Other placoderms such as ptyctodontid placoderms have similarly shaped claspers. For example, the clasper of Austroptyctodus gardineri is a dermal bone that curves laterally to the side of the animal and resembles a hook.

===Female genital plate anatomy===

Female specimens of M. dicki show paired blade-like structures in the same region of the animal that the claspers are in the males. These blades are ornamented with curving ridges and marginal tubercles on their dorsal (internal) surfaces facing the cloacal chamber and are fused to each other and posterior ventral lateral plate as well. The plates are flat and taper to the lateral ends of the transverse ventral ridge inside the lateral lamina of the posterior ventrolateral plate. These blade like structures have been interpreted as female genital plates. These genital plates suggest that they were used as a grip surface for the male clasper to attach to during copulation.

Other placoderms such as the antiarch Pterichthyodes milleri, have identical ornamentation on the dorsal surfaces of the genital plate. Additional, the antiarch Bothriolepis sp. display semicircular plates located in the same anatomical area suggesting that these specimens are females and structures used for mating.

===Differences from other groups===

Microbrachichiidae is identified as earliest branching placoderm lineage with claspers. Other placoderm groups such as ptyctodonts and arthrodires display evidence of similar innovations. The clasper structure in Microbrachius is clearly different from the pelvic girdle and pelvic fin. In other more derived antiarchs such as asteolepidoids and bothriolepioids, there is a complete lack of pelvic girdle and fins. In ptyctodont and arthrodire placoderms, the clasper is immediately posterior to the pelvic fin. Arthrodire claspers do not articulate directly with the pelvic girdle or fin. In ptyctodonts, the endoskeleton of the clasper was unossified (unknown affinity to other structures) but away from pelvis.
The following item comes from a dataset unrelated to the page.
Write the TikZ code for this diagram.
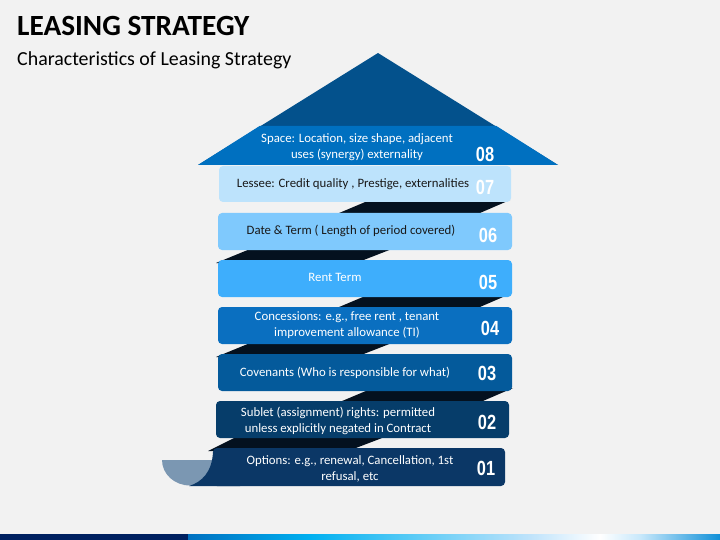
\documentclass[tikz,border=0pt]{standalone}
\usepackage{fontspec}
\usepackage{graphicx}
\setmainfont{Carlito}
\newfontfamily\numfam{Liberation Sans}
\definecolor{bg}{HTML}{F2F2F2}
\definecolor{roofdark}{HTML}{03518C}
\definecolor{roofband}{HTML}{0070C0}
\definecolor{cseven}{HTML}{BDE3FC}
\definecolor{csix}{HTML}{7FC9FD}
\definecolor{cfive}{HTML}{3EAEFC}
\definecolor{cfour}{HTML}{0A6FC0}
\definecolor{cthree}{HTML}{045A9B}
\definecolor{ctwo}{HTML}{063D6A}
\definecolor{cone}{HTML}{0B3766}
\definecolor{fold}{HTML}{04111F}
\definecolor{curl}{HTML}{7B97B2}
\definecolor{navy}{HTML}{002060}
\newcommand\numtxt[1]{\scalebox{0.8}[1]{\numfam\bfseries #1}}
\tikzset{
  box/.style={rounded corners=4pt, inner sep=0pt, minimum width=294pt, minimum height=37pt},
  label/.style={font=\fontsize{12.8}{16}\selectfont, align=center, text=white, inner sep=0pt},
  darklabel/.style={label, text=black!90},
  numlabel/.style={font=\fontsize{20.5}{20}\selectfont, text=white, inner sep=0pt},
  foldshape/.style={fill=fold},
}
\begin{document}
\begin{tikzpicture}[x=1pt,y=-1pt]
\useasboundingbox (0,0) rectangle (720,540);
\fill[bg] (0,0) rectangle (720,540);
% title
\node[anchor=base west, inner sep=0pt, font=\fontsize{29.3}{30}\selectfont\bfseries] (title) at (17,36) {LEASING STRATEGY};
\node[anchor=base west, inner sep=0pt, font=\fontsize{19.9}{20}\selectfont] (subtitle) at (17,66) {Characteristics of Leasing Strategy};
% roof
\fill[roofdark] (378,53) -- (558,165) -- (198,165) -- cycle;
\fill[roofband] (259.6,126) -- (496.4,126) -- (558,165) -- (198,165) -- cycle;
% folds (right)
\fill[foldshape] (370,200) -- (510,200) -- (473,216) -- (332,216) -- cycle;
\fill[foldshape] (370,294) -- (510,294) -- (473,310) -- (332,310) -- cycle;
\fill[foldshape] (373,388) -- (513,388) -- (476,404) -- (335,404) -- cycle;
% folds (left)
\fill[foldshape] (255,247) -- (397,247) -- (356,263) -- (216,263) -- cycle;
\fill[foldshape] (255,341) -- (397,341) -- (356,357) -- (216,357) -- cycle;
\fill[foldshape] (240,435) -- (390,435) -- (348,451) -- (208,451) -- cycle;
% curl at bottom left
\fill[curl] (162,460) arc[start angle=180, end angle=0, x radius=28, y radius=25.5] -- cycle;
% boxes
\node[box, fill=cseven, minimum width=292pt, minimum height=36pt] (b7) at (365,184) {};
\node[box, fill=csix] (b6) at (365,231.5) {};
\node[box, fill=cfive] (b5) at (365,278.5) {};
\node[box, fill=cfour] (b4) at (365,325.5) {};
\node[box, fill=cthree] (b3) at (365,372.5) {};
\node[box, fill=ctwo, minimum width=293pt] (b2) at (362.5,419.5) {};
\node[box, fill=cone, minimum width=292pt, minimum height=38pt] (b1) at (359,467) {};
\fill[cone] (218,449) -- (213,452) .. controls (212,472) and (202,482) .. (189,486) -- (240,486) -- (240,449) -- cycle;
% texts
\node[label] (t8) at (357,147) {Space: Location, size shape, adjacent\\uses (synergy) externality};
\node[darklabel] (t7) at (353,184) {Lessee: Credit quality , Prestige, externalities};
\node[darklabel] (t6) at (351,231) {Date \& Term ( Length of period covered)};
\node[label] (t5) at (335,277) {Rent Term};
\node[label] (t4) at (347,325) {Concessions: e.g., free rent , tenant\\improvement allowance (TI)};
\node[label] (t3) at (345,373) {Covenants (Who is responsible for what)};
\node[label] (t2) at (338,421) {Sublet (assignment) rights: permitted\\unless explicitly negated in Contract};
\node[label] (t1) at (350,468.5) {Options: e.g., renewal, Cancellation, 1st\\refusal, etc};
% numbers
\node[numlabel] (n8) at (485,154) {\numtxt{08}};
\node[numlabel] (n7) at (485,187) {\numtxt{07}};
\node[numlabel] (n6) at (488,235) {\numtxt{06}};
\node[numlabel] (n5) at (488,282) {\numtxt{05}};
\node[numlabel] (n4) at (490,328) {\numtxt{04}};
\node[numlabel] (n3) at (487,373) {\numtxt{03}};
\node[numlabel] (n2) at (487,422) {\numtxt{02}};
\node[numlabel] (n1) at (486,468) {\numtxt{01}};
% bottom bar
\fill[navy] (0,534) rectangle (188,540);
\shade[left color=roofband, right color={rgb,255:red,0;green,176;blue,240}] (188,534) rectangle (310,540);
\shade[left color={rgb,255:red,0;green,176;blue,240}, right color={rgb,255:red,79;green,200;blue,245}] (310,534) rectangle (400,540);
\shade[left color={rgb,255:red,79;green,200;blue,245}, right color={rgb,255:red,191;green,227;blue,251}] (400,534) rectangle (530,540);
\shade[left color={rgb,255:red,191;green,227;blue,251}, right color=white] (530,534) rectangle (600,540);
\shade[left color=white, right color={rgb,255:red,200;green,232;blue,251}] (600,534) rectangle (640,540);
\shade[left color={rgb,255:red,200;green,232;blue,251}, right color={rgb,255:red,16;green,144;blue,216}] (640,534) rectangle (720,540);
\end{tikzpicture}
\end{document}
Placoderms differ from chondrichtyans by having their claspers independent from the pelvis and pelvic fin.

===Mating behavior===

One such specimen shows two individuals preserved next to each other in what has been inferred to be side by side mating. As the male and female engaged in coitis, the animals have interlocked claspers to genital plate in a side by side position. Additionally the specimens show the use of interlocked pectoral appendages, possibly to additional help copulation.

===Implications===

New specimens of M. dicki have started the conversation of which is the primitive state for reproduction in vertebrates, internal or external fertilization? The traditional model is that external fertilization is the primitive state with internal fertilization evolving at different times in different clades. The discovery of mating specimens M. dicki gives the oldest proof of internal fertilization in jawed vertebrates. This lends credence to the possibility that internal fertilization evolved first and that actinopterygian fish and most lissamphibians (living amphibians) modified or lost these claspers and plates into forms for external fertilization.